• _Your objective_: Tally how many lines of these entries hold the string "this". Return the number alone.

• _Extracted material_:
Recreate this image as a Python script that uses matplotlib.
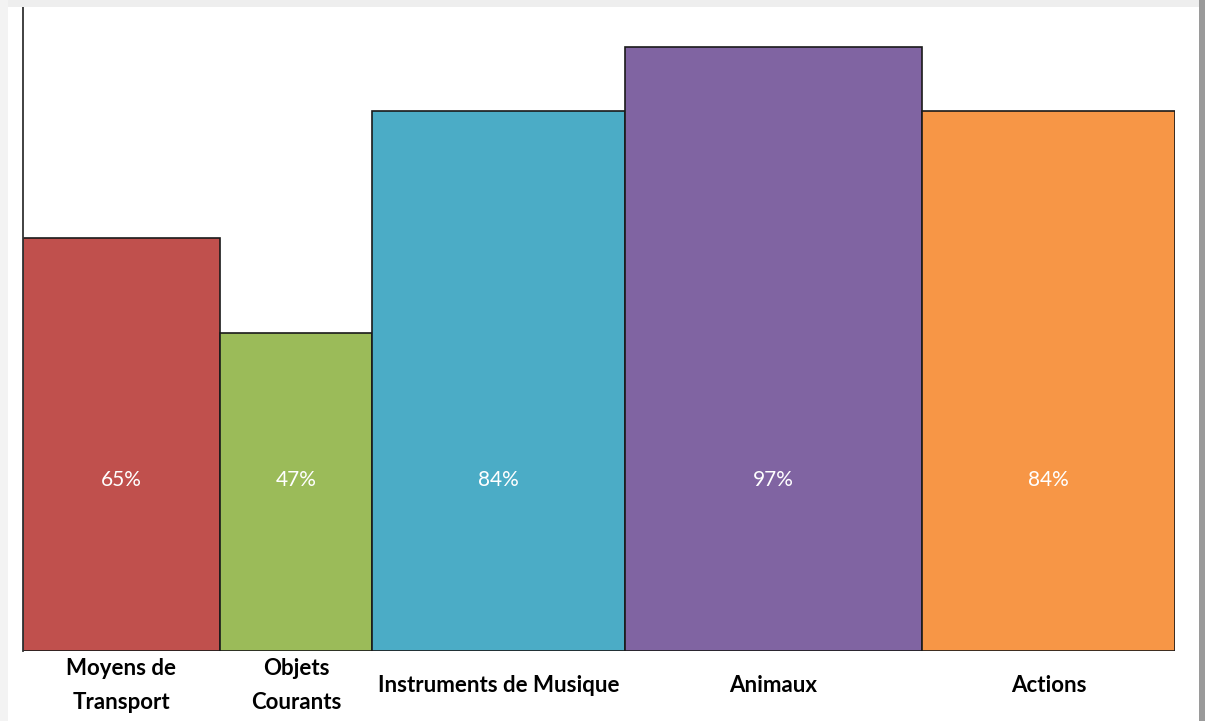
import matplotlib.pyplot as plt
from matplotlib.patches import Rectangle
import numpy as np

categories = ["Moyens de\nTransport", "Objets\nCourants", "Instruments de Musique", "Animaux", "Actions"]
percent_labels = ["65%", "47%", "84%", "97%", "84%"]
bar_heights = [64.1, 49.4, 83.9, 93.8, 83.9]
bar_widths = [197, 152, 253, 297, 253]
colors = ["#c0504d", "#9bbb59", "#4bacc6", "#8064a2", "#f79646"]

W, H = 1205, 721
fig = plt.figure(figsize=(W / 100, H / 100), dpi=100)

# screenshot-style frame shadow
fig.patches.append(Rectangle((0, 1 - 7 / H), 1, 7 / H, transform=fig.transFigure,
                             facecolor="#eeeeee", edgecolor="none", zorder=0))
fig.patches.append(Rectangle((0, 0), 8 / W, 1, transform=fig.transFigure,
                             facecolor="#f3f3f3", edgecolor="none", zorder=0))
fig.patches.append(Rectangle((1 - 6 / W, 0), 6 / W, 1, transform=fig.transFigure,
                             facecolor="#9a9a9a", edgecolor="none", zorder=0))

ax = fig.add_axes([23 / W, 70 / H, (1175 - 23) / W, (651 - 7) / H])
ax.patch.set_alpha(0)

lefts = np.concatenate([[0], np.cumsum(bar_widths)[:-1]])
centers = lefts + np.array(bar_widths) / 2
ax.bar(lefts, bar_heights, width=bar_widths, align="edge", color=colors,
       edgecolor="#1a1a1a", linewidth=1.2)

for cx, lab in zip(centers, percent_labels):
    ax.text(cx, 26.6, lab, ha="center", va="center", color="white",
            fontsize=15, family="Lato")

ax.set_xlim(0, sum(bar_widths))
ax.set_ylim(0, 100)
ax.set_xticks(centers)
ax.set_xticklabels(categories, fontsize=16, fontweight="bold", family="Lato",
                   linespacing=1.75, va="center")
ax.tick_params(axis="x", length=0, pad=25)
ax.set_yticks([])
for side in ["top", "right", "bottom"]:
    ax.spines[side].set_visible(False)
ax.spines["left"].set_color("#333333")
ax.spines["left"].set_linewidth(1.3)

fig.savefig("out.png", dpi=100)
---
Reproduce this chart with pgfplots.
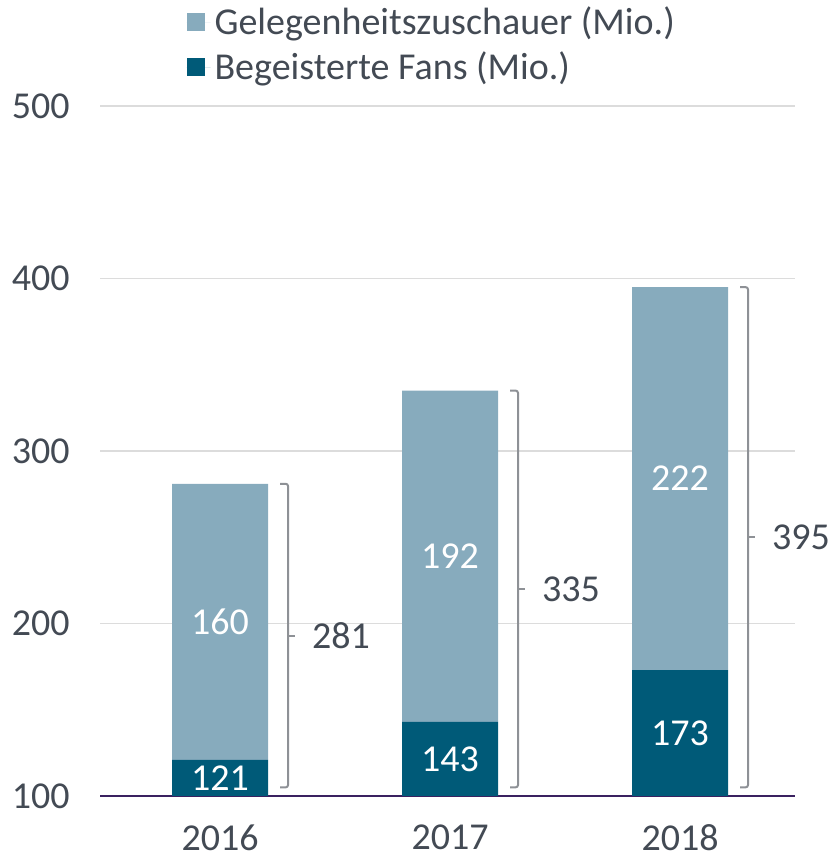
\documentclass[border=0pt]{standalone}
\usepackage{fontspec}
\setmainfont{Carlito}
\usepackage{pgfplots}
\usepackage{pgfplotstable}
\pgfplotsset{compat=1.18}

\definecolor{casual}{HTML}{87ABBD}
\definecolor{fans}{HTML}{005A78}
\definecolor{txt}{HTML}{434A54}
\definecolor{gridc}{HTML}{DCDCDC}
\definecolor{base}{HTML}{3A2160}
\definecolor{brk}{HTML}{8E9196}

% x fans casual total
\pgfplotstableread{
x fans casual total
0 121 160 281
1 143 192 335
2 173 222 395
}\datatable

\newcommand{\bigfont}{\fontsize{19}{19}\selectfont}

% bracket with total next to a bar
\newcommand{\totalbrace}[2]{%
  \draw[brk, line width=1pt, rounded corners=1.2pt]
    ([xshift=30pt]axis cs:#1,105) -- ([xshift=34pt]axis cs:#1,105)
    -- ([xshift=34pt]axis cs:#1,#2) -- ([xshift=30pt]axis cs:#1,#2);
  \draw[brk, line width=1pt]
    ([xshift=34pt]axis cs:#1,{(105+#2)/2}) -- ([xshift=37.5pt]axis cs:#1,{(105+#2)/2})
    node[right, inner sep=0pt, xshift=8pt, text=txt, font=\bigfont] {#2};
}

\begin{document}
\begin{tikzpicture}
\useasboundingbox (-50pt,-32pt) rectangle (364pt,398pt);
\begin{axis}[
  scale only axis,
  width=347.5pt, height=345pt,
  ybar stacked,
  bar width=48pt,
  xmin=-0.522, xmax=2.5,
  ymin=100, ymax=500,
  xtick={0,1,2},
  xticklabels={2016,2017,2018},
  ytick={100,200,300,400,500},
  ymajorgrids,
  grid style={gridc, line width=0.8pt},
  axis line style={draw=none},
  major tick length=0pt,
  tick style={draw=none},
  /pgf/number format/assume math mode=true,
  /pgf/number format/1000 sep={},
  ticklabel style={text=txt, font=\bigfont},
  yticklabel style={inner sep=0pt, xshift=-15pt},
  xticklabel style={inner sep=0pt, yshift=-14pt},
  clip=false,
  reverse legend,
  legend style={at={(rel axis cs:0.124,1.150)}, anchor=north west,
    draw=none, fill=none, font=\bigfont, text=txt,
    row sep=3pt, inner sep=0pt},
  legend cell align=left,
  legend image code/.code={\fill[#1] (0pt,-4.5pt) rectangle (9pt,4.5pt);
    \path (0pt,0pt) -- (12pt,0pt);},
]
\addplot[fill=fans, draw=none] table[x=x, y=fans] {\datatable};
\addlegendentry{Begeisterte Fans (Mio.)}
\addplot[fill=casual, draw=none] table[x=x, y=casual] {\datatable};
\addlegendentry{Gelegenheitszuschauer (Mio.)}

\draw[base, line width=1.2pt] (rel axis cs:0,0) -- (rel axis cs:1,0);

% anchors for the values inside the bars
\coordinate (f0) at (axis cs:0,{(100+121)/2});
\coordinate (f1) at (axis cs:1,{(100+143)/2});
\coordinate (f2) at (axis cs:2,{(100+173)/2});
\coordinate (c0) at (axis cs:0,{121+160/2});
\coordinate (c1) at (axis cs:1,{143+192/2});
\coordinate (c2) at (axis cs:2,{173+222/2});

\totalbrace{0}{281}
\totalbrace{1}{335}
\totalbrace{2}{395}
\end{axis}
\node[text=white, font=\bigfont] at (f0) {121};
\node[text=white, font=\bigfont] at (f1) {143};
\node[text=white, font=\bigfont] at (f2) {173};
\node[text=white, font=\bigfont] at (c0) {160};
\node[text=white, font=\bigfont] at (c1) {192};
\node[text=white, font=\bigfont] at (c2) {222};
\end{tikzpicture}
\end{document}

• _Correct answer_: 2